◆ **Given material**:
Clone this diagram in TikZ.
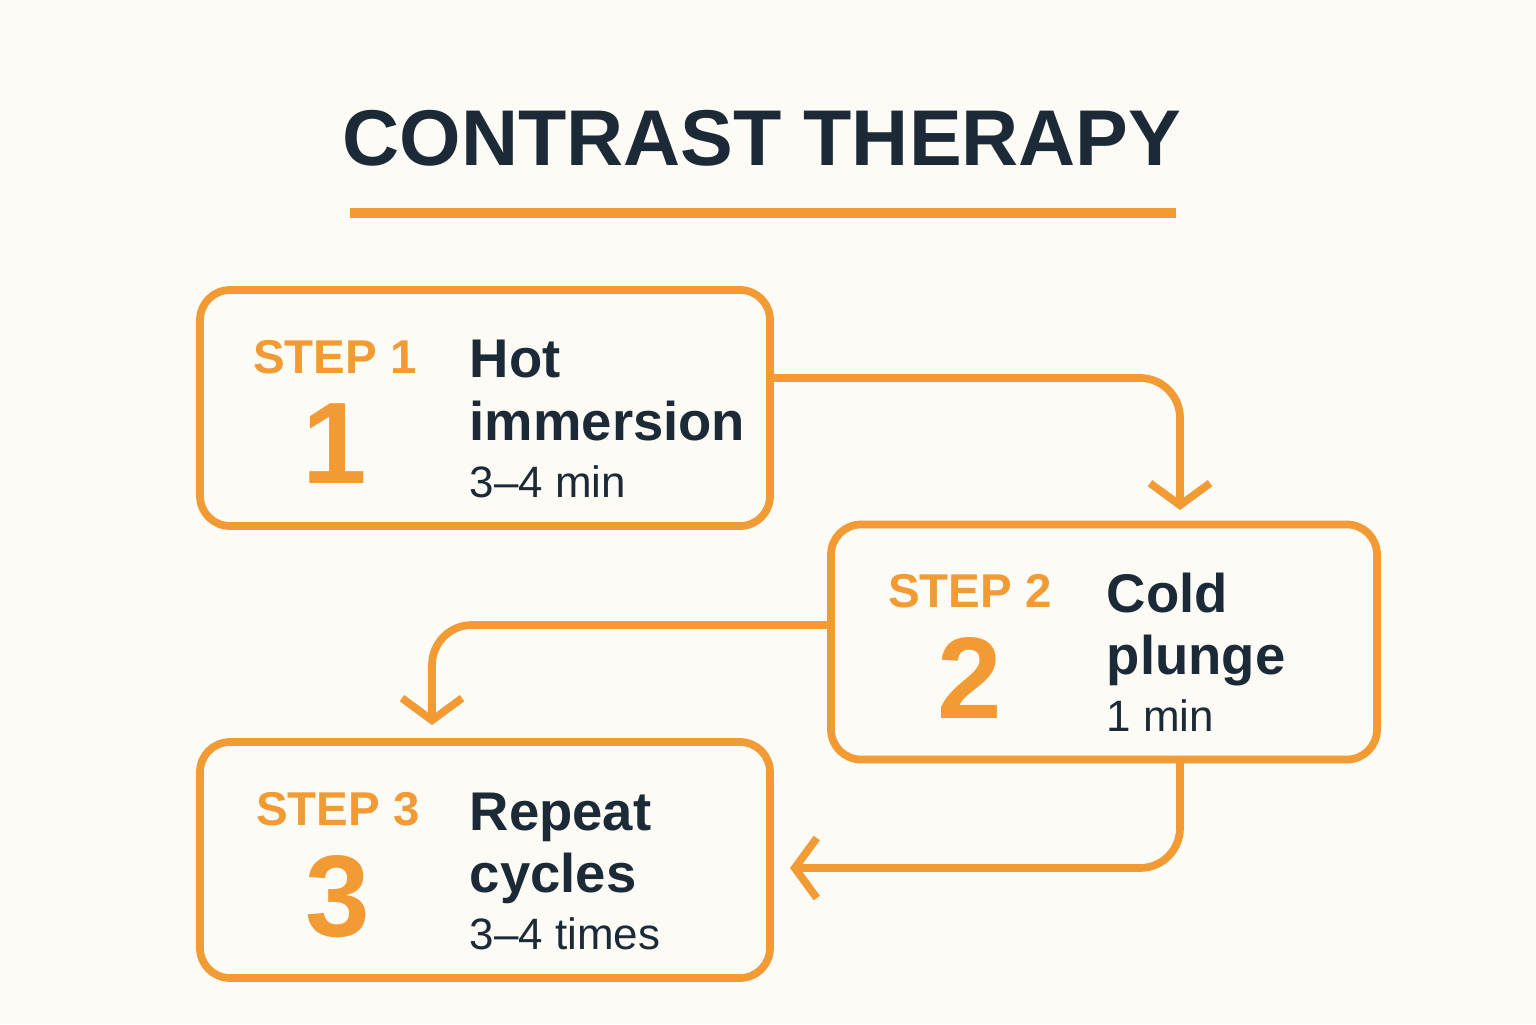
\documentclass[tikz,border=0pt]{standalone}
\usepackage{fontspec}
\setmainfont{Liberation Sans}
\usetikzlibrary{positioning, arrows.meta}
\definecolor{accent}{HTML}{F29A33}
\definecolor{ink}{HTML}{1B2A36}
\definecolor{paper}{HTML}{FCFBF6}

\tikzset{
  stepbox/.style={draw=accent, line width=2.2pt, rounded corners=0.3cm, minimum width=5.7cm, minimum height=2.36cm},
  steptag/.style={text=accent, font=\bfseries\fontsize{13.5}{13.5}\selectfont},
  stepnum/.style={text=accent, font=\bfseries\fontsize{33}{33}\selectfont},
  headline/.style={text=ink, font=\bfseries\fontsize{15.5}{15.5}\selectfont, anchor=base west, inner sep=0pt},
  detail/.style={text=ink, font=\fontsize{12.5}{12.5}\selectfont, anchor=base west, inner sep=0pt},
  flow/.style={draw=accent, line width=2.2pt, rounded corners=0.4cm, -{Straight Barb[length=0.22cm, width=0.6cm, line width=2.2pt]}}
}

\begin{document}
\begin{tikzpicture}[x=1cm, y=1cm]
\fill[paper] (0,0) rectangle (15.36,10.24);
\useasboundingbox (0,0) rectangle (15.36,10.24);

% Title
\node (title) [text=ink, font=\bfseries\fontsize{22.5}{22.5}\selectfont] at (7.62,8.86) {CONTRAST THERAPY};
\draw[accent, line width=2.6pt] (3.5,8.11) -- (11.76,8.11);

% Boxes
\node (box1) [stepbox] at (4.85,6.16) {};
\node (box2) [stepbox, minimum width=5.46cm, minimum height=2.35cm] at (11.04,3.82) {};
\node (box3) [stepbox] at (4.85,1.64) {};

% Step 1
\node (tag1) [steptag] at (3.35,6.67) {STEP 1};
\node (num1) [stepnum, below=0.05cm of tag1] {1};
\node (head1a) [headline] at (4.69,6.46) {Hot};
\node (head1b) [headline] at (4.69,5.84) {immersion};
\node (det1) [detail] at (4.69,5.27) {3–4 min};

% Step 2
\node (tag2) [steptag] at (9.70,4.33) {STEP 2};
\node (num2) [stepnum, below=0.05cm of tag2] {2};
\node (head2a) [headline] at (11.06,4.12) {Cold};
\node (head2b) [headline] at (11.06,3.50) {plunge};
\node (det2) [detail] at (11.06,2.93) {1 min};

% Step 3
\node (tag3) [steptag] at (3.38,2.15) {STEP 3};
\node (num3) [stepnum, below=0.05cm of tag3] {3};
\node (head3a) [headline] at (4.69,1.94) {Repeat};
\node (head3b) [headline] at (4.69,1.32) {cycles};
\node (det3) [detail] at (4.69,0.75) {3–4 times};

% Connectors
\coordinate (out1) at (box1.east |- 0,6.46);
\coordinate (in2) at (11.80,5.14);
\draw[flow] (out1) -| (in2);
\coordinate (out2) at (box2.west |- 0,3.99);
\coordinate (in3) at (4.32,2.99);
\draw[flow] (out2) -| (in3);
\coordinate (out3) at (11.80,2.64);
\coordinate (in4) at (7.90,1.56);
\draw[flow] (out3) |- (in4);
\end{tikzpicture}
\end{document}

◆ **What the exercise asks**:
Repeat the listing above up to and including the line with "(3.5,8.11) -- (11.76,8.11);", starting from its first line. Drop any pictures.

◆ **Finished task**:
Clone this diagram in TikZ.
\documentclass[tikz,border=0pt]{standalone}
\usepackage{fontspec}
\setmainfont{Liberation Sans}
\usetikzlibrary{positioning, arrows.meta}
\definecolor{accent}{HTML}{F29A33}
\definecolor{ink}{HTML}{1B2A36}
\definecolor{paper}{HTML}{FCFBF6}

\tikzset{
  stepbox/.style={draw=accent, line width=2.2pt, rounded corners=0.3cm, minimum width=5.7cm, minimum height=2.36cm},
  steptag/.style={text=accent, font=\bfseries\fontsize{13.5}{13.5}\selectfont},
  stepnum/.style={text=accent, font=\bfseries\fontsize{33}{33}\selectfont},
  headline/.style={text=ink, font=\bfseries\fontsize{15.5}{15.5}\selectfont, anchor=base west, inner sep=0pt},
  detail/.style={text=ink, font=\fontsize{12.5}{12.5}\selectfont, anchor=base west, inner sep=0pt},
  flow/.style={draw=accent, line width=2.2pt, rounded corners=0.4cm, -{Straight Barb[length=0.22cm, width=0.6cm, line width=2.2pt]}}
}

\begin{document}
\begin{tikzpicture}[x=1cm, y=1cm]
\fill[paper] (0,0) rectangle (15.36,10.24);
\useasboundingbox (0,0) rectangle (15.36,10.24);

% Title
\node (title) [text=ink, font=\bfseries\fontsize{22.5}{22.5}\selectfont] at (7.62,8.86) {CONTRAST THERAPY};
\draw[accent, line width=2.6pt] (3.5,8.11) -- (11.76,8.11);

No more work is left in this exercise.